Does the rodízio apply to me today, and when exactly?
Yes, if your car’s plate ends in 3 or 4: Tuesday’s rodízio bars those plates from the Centro Expandido between 7–10 am and 5–8 pm. It applies to any plate, from any city or state — rentals included.
The restricted zone is bounded by the Marginais Pinheiros and Tietê, Av. Salim Farah Maluf and Av. dos Bandeirantes, which covers Jardins, Pinheiros, Vila Mariana, Itaim Bibi and most places you’d drive today.
Getting caught costs R$130.16 plus four points on your licence — outside those two windows, circulation is free, but tonight’s 5–8 pm slot clashes with the second match, so take the train.
Brazil are out — is the Cup atmosphere in the city dead now?
No — bruised, but very much alive. Haaland’s late double (79′ and 90′) sent Brazil home in their earliest exit since 1990, and the post-mortems dominate every bar TV, but São Paulo’s enormous Argentine, Colombian and European communities are keeping match days loud.
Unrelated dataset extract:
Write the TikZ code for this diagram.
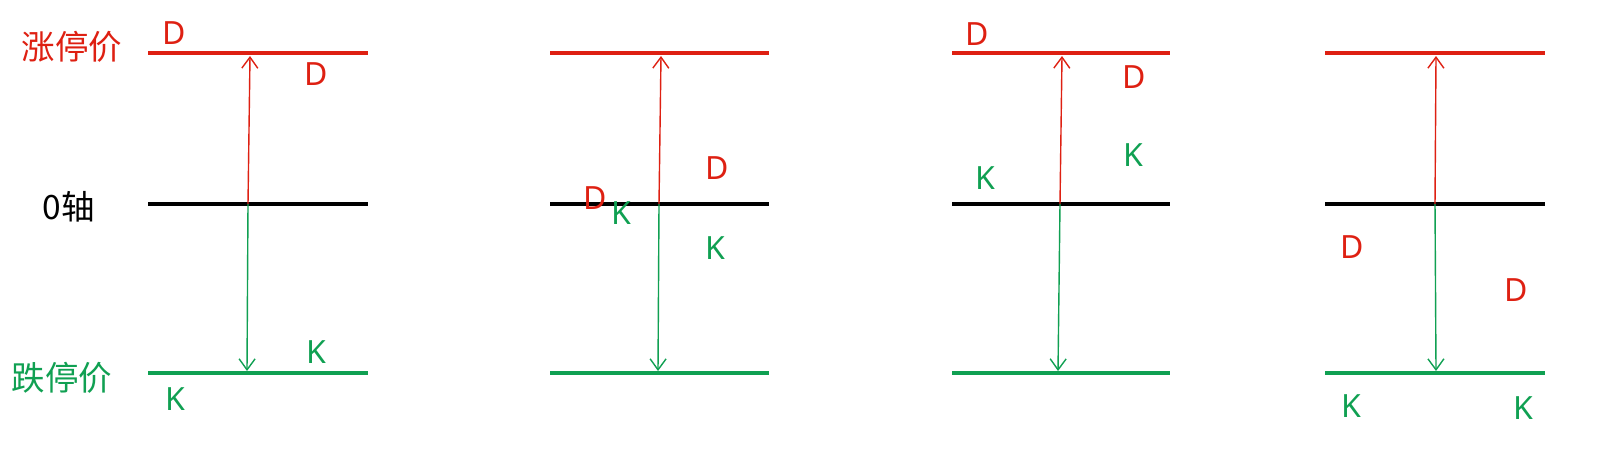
\documentclass[tikz,border=0pt]{standalone}
\usepackage{fontspec}
\setmainfont{Noto Sans CJK SC}
\newfontfamily\latinlab{Noto Sans}
\usetikzlibrary{arrows.meta}
\definecolor{upred}{RGB}{222,32,18}
\definecolor{dngreen}{RGB}{16,160,82}
\begin{document}
\begin{tikzpicture}[x=1pt,y=-1pt,
  lvl/.style={line width=4.5pt},
  arr/.style={line width=1.4pt,-{Straight Barb[length=11pt,width=16pt,line width=1.4pt]}},
  lab/.style={font=\latinlab\fontsize{32}{32}\selectfont, inner sep=0pt, anchor=base, yshift=-11.4pt},
  cjk/.style={font=\fontsize{33.5}{33.5}\selectfont, inner sep=0pt, anchor=center},
  dl/.style={lab, text=upred},
  kl/.style={lab, text=dngreen}]
\useasboundingbox (0,0) rectangle (1608,459);
% level lines
\foreach \a/\b/\i in {148/368/1, 550/769/2, 952/1170/3, 1325/1545/4}{
  \draw[lvl,upred] (\a,53) -- (\b,53);
  \draw[lvl,black] (\a,204) -- (\b,204);
  \draw[lvl,dngreen] (\a,373) -- (\b,373);
}
% left labels
\node[cjk,text=upred] (zt) at (72,47) {涨停价};
\node[cjk,text=black] (zero) at (69,207) {0轴};
\node[cjk,text=dngreen] (dt) at (62,378) {跌停价};
% arrows
\coordinate (o1) at (248,204); \coordinate (u1) at (250,56); \coordinate (d1) at (247,371);
\coordinate (o2) at (659,204); \coordinate (u2) at (661,56); \coordinate (d2) at (658,371);
\coordinate (o3) at (1060,204); \coordinate (u3) at (1062,56); \coordinate (d3) at (1058,371);
\coordinate (o4) at (1435,204); \coordinate (u4) at (1436,56); \coordinate (d4) at (1436,371);
\foreach \i in {1,2,3,4}{
  \draw[arr,upred] (o\i) -- (u\i);
  \draw[arr,dngreen] (o\i) -- (d\i);
}
% panel 1
\node[dl] (p1d1) at (174,33) {D};
\node[dl] (p1d2) at (316,74) {D};
\node[kl] (p1k1) at (316,352) {K};
\node[kl] (p1k2) at (175,399) {K};
% panel 2
\node[dl] (p2d1) at (717,168) {D};
\node[dl] (p2d2) at (595,198) {D};
\node[kl] (p2k1) at (621,213) {K};
\node[kl] (p2k2) at (715,248) {K};
% panel 3
\node[dl] (p3d1) at (977,34) {D};
\node[dl] (p3d2) at (1134,77) {D};
\node[kl] (p3k1) at (1133,155) {K};
\node[kl] (p3k2) at (985,178) {K};
% panel 4
\node[dl] (p4d1) at (1352,247) {D};
\node[dl] (p4d2) at (1516,290) {D};
\node[kl] (p4k1) at (1351,406) {K};
\node[kl] (p4k2) at (1523,408) {K};
\end{tikzpicture}
\end{document}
The Fan Fest continues through the tournament’s end, with the final set for 19 July at the MetLife Stadium, and bars from Bar da Dona Onça in the Copan to Palermo in Pinheiros are still running full Cup programming.
If anything, tickets to tables just got easier — today is a very good day to be a neutral in this city.